Die offen faschistische "Goldene Morgenröte" ist deshalb so gefährlich, weil ihre Agitation gegen Europa und den harten Sparkurs im wirtschaftlich zerrütteten Griechenland sehr gut ankommt. Wie andere faschistischen Bewegungen im 20. Jahrhundert lenkt auch die "Goldene Morgenröte" die Wut der Bevölkerung auf Sündenböcke; sie macht besonders muslimische und afrikanische Einwanderer für viele Probleme der Griechen verantwortlich. In wirtschaftlich schwierigen Zeiten ist das Schüren irrationaler Ängste ein beliebtes Mittel, um von der Lösung wirklicher Probleme abzulenken. Die Führung der "Goldenen Morgenröte" wurde zwar inhaftiert, Mitglieder dieser Partei sitzen aber immer noch im Parlament oder kandidieren für öffentliche Ämter wie das des Bürgermeisters von Athen. Obwohl ein Wahlsieg unwahrscheinlich ist, wird schon ein besseres Abschneiden bei Umfragen die Zurückdrängung des Faschismus in Griechenland noch viel schwieriger machen.

Wenn dieses Phänomen auf Griechenland und die Ukraine beschränkt geblieben wäre, könnte man nicht von einem Trend sprechen, der den ganzen (europäischen) Kontinent zu erfassen droht. Unglücklicherweise ist jedoch überall in Europa ein Erstarken ähnlicher Parteien zu beobachten, auch wenn sie sich nicht so offen faschistisch gebärden. In Spanien hat die den Sparkurs durchsetzende
Volkspartei mit drakonischen Gesetzen die Demonstrations- und Redefreiheit eingeschränkt und lässt die Polizei hart durchgreifen. In Frankreich hat die Front National unter Marine Le Pen, die Muslime und afrikanische Einwanderer zu Sündenböcken macht, in der ersten Runde der Präsidentschaftswahlen fast 20 Prozent der Stimmen erhalten. Auch die ebenfalls gegen Muslime und Einwanderer agitierende Partei für die Freiheit in den Niederlanden ist zur drittgrößten Partei im Parlament geworden. In den skandinavischen Ländern spielen ursprünglich völlig bedeutungslose und obskure nationalistische Parteien bei Wahlen eine immer größere Rolle. Diese Tendenzen sind, gelinde gesagt, besorgniserregend.

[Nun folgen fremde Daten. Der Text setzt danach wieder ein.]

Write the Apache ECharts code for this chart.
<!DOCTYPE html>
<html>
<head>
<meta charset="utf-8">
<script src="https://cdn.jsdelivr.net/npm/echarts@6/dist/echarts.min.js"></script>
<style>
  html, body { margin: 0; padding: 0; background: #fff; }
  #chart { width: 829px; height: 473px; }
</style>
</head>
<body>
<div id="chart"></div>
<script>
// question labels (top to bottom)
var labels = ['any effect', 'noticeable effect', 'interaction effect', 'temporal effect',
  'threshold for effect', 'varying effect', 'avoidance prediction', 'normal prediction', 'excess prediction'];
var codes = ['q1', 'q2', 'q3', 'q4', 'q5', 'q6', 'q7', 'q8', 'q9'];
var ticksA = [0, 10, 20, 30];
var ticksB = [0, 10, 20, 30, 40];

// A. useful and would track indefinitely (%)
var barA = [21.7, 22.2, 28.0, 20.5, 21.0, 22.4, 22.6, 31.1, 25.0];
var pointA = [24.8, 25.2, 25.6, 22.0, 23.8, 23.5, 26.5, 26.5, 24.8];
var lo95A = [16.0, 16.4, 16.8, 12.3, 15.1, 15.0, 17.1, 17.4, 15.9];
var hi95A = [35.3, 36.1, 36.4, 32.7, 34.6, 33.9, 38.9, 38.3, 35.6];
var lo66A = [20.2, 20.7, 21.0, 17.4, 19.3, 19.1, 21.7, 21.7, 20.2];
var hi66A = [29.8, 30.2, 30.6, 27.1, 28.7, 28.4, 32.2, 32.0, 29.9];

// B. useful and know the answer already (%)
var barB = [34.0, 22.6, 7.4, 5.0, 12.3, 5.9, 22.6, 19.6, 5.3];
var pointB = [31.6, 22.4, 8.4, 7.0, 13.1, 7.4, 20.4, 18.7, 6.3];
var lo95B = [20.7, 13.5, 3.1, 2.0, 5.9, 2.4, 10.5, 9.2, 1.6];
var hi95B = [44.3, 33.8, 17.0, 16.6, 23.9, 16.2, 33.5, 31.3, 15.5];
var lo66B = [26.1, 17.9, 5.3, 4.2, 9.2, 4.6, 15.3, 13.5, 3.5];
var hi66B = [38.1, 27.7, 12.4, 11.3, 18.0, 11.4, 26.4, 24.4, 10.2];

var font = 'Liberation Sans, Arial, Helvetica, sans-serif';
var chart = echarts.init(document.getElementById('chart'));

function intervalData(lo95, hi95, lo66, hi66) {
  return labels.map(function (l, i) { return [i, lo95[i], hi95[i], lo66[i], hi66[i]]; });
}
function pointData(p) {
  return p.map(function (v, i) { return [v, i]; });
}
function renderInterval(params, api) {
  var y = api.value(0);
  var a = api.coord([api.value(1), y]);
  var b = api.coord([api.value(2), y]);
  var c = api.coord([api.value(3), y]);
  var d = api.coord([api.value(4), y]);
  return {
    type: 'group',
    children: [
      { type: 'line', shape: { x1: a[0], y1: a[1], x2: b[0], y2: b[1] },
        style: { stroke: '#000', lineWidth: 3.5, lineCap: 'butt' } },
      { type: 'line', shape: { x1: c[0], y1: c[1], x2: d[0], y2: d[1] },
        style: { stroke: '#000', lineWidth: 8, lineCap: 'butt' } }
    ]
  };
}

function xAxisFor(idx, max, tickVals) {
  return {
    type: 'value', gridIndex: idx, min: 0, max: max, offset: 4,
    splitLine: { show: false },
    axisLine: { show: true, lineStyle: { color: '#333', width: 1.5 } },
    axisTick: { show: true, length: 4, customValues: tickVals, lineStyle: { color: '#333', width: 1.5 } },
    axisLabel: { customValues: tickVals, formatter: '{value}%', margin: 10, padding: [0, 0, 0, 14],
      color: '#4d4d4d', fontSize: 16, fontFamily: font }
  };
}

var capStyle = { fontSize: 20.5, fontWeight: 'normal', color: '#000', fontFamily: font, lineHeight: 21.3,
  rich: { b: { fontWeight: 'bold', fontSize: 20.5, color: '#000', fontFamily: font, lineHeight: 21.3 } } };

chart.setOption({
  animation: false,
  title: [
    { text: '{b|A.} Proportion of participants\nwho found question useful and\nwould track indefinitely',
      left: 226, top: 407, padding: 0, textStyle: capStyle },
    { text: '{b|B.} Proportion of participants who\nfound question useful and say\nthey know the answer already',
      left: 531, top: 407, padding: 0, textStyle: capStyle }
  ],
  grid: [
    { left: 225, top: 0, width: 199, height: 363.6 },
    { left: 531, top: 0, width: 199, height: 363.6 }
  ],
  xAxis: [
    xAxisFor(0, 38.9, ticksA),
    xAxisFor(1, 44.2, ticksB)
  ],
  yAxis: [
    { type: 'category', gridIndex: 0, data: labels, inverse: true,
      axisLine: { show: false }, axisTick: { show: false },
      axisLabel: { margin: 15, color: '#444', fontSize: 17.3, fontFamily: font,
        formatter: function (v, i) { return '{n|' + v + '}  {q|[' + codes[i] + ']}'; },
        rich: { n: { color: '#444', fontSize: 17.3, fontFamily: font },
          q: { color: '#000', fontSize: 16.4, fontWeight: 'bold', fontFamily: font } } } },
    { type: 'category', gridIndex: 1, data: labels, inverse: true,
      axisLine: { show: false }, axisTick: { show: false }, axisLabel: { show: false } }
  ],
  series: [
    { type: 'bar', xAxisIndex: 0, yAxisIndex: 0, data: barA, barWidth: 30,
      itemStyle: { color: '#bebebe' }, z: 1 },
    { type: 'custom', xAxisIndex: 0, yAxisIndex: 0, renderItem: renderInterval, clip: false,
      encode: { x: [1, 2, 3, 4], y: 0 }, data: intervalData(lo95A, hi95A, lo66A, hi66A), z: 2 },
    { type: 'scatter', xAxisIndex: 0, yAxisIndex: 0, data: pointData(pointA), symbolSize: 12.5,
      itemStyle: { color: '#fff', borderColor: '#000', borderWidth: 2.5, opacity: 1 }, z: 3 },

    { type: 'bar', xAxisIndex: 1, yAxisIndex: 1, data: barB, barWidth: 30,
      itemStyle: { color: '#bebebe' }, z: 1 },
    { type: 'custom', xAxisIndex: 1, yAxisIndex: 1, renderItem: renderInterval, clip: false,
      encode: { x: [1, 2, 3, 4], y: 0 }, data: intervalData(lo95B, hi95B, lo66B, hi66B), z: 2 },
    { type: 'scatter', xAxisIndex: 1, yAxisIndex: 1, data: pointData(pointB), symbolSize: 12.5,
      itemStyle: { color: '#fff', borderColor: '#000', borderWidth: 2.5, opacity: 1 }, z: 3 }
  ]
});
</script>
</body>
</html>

Es sollte außerdem beachtet werden, dass die USA auch außerhalb Europas mehr oder weniger offen mit faschistoiden Gruppierungen zusammenarbeiten. So wurden die von der Rechten inszenierten Staatsstreiche gegen die Regierungen in Paraguay und Honduras mehr oder weniger offen von Washington unterstützt, denn die USA haben schon immer versucht, die Linke in Lateinamerika zu unterdrücken. Man sollte sich auch daran erinnern, dass die Protestbewegung in Russland von
Alexei Navalny und seinen nationalistischen Anhängern dominiert wird; als "europäische Russen" haben sie rassistische Vorurteile und fühlen sich Muslimen und anderen Einwanderern aus ehemaligen Sowjetrepubliken überlegen. Diese und andere Beispiele zeigen eine sehr hässliche Seite der US-Außenpolitik, die immer wieder versucht, auch wirtschaftliche Probleme und politischen Aufruhr zur Ausdehnung des Herrschaftsbereichs der USA zu nutzen.

In der Ukraine hat der "Rechte Sektor" den Kampf vom Verhandlungstisch auf die Straße verlagert; dort wird gerade der Versuch unternommen, den Traum von Stepan Bandera zu realisieren: eine Ukraine, frei von Russen, Juden und anderem "Unerwünschten".

Weil sie dabei auch von den USA und  ihren europäischen Verbündeten unterstützt werden, sind diese Fanatiker eine viel größere Gefahr für die Demokratie, als das Janukowytsch und seine pro-russische Regierung jemals sein könnten. Wenn Europa und USA die heraufziehende faschistische Gefahr nicht bald erkennen, könnte es wieder einmal zu spät sein.